My father is a communist.
In reality, he was a leader in the movement opposed to the Marcos government in the Philippines in the 1970s. However, my father’s real activism was in his relentless lectures on scarce resources and opportunity costs and pleading with his children to choose the path that closes the fewest amount of future opportunities.
Fast forward to adulthood. Like many, I studied through my 20s, got married and had children through my 30s, and moved quickly up one career ladder and then the next. After our first child was born, my childhood lessons of scarce resources and trade-offs were increasingly clear. I couldn’t seem to find a way to be a new mother watching her sleeping child, and embracing being “in the moment.” Instead, I longed for work, for clear progress on deadlines, and ending the day with a sense of validation that my career was continuing to progress. Attending new mom groups were a source of stress and anxiety. I wasn’t able to declare a full-throated commitment to breastfeeding, organic foods, and crying it out. Instead of being a gateway to a new sisterhood, motherhood was an island. According to research from the UK’s Action for Children, my experience is far from uncommon. The majority of parents feel cut off from friends, family, and colleagues after the birth of a child. From my loneliness emerged a new identify: I was going to become a JV parent.

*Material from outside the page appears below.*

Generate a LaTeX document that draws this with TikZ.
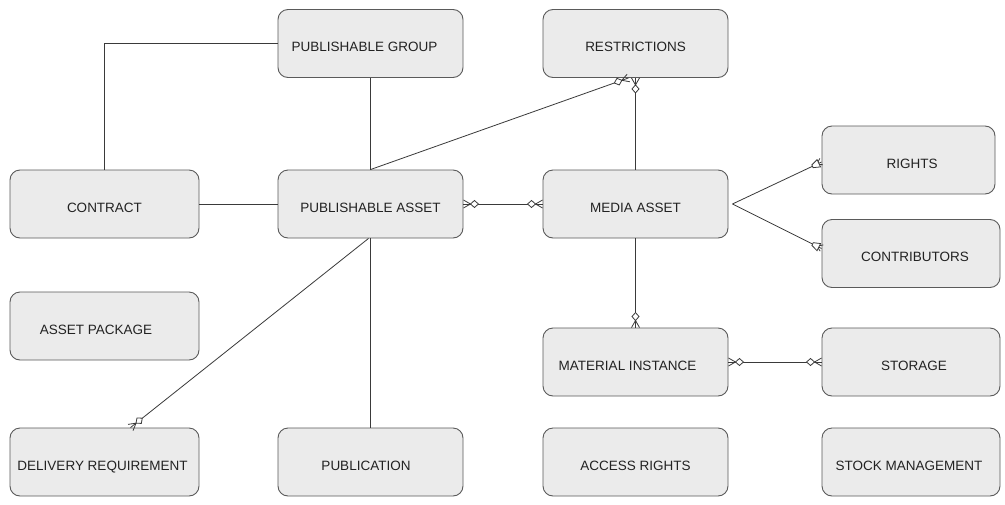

In high school, Junior Varsity athletes were skilled players, but not quite good enough to be on the Varsity squad. That said, JV athletes still got to do what they loved: be part of a team and live a life where sports were present but not the center of their world. For me, being a JV Mom meant no longer apologizing for what I wasn’t doing, but embracing every little victory I did have: big or small.
JV Parenting doesn’t come without trade-offs. It also means that someone in the family needed to be the varsity parent. My new identity meant that my husband also had to embrace a new identity: Varsity Dad. After two children and three years of trying to balance family and work, he decided to stay home full time.
Over the years, we found ourselves the curious subject of conversations in the neighborhood.
Here are our answers to questions that many thought, and few were brave enough to ask:
What do you do all day, Varsity Dad? To be honest, the person that asks this question more than anyone else is me. It has taken me several years to understand how insulting it must be for me to ask him for a full accounting of his day – as if I am a supervisor instead of a partner.
Tanisha, don’t you love your kids enough to be there? The reality is that I am not the one that is always there and my children are the last ones to think it is odd that their primary caregiver is their Dad. In fact, my husband is there not only for our family, but also there for our neighbors who often need a safety net when a meeting doesn’t end on time, work travel goes askew, etc.
As the children have grown older, we quickly learned that different ages need different skills and it was impractical to believe all those skills can reside in one parent. So, even with a Varsity Dad, I have to be conscious of what skills I uniquely have that the children may need and in what way. As an example, I may not be the daily homework person, but I am the one that coaches Odyssey of the Mind and takes them to church on Sunday.
Are you alienated from your fellow mom friends? Yes. I don’t have the opportunity to connect and create a large community of other mothers. I can keep up with a handful of close friends, but by and large, my husband and our family consume 90% of my life outside of work.
What do you say you do at parties? For many years, my husband first emphasized the volunteer jobs he has always had since staying home. Now, I have noticed that he begins with introducing himself as a Stay-At-Home Dad. Or, the house CEO. To which he sometimes gets the responses, “Why?” or “Oh, I’m sorry.”
Is it strange to be living in a role-reversal (i.e., Tanisha being an executive in a male-dominated world, my husband in a female-dominated parent world)? Cutting to the chase, I often describe our marriage as a 1950s marriage in reverse, and I celebrate and am grateful that my partner is a varsity Dad. The reality is that if we expect women to take on more leadership roles, we have to support men who decide to stay home. Our life is just a testament to that reality.
So, I call for a new sisterhood of JV Moms, but first we need to celebrate our Varsity Dads!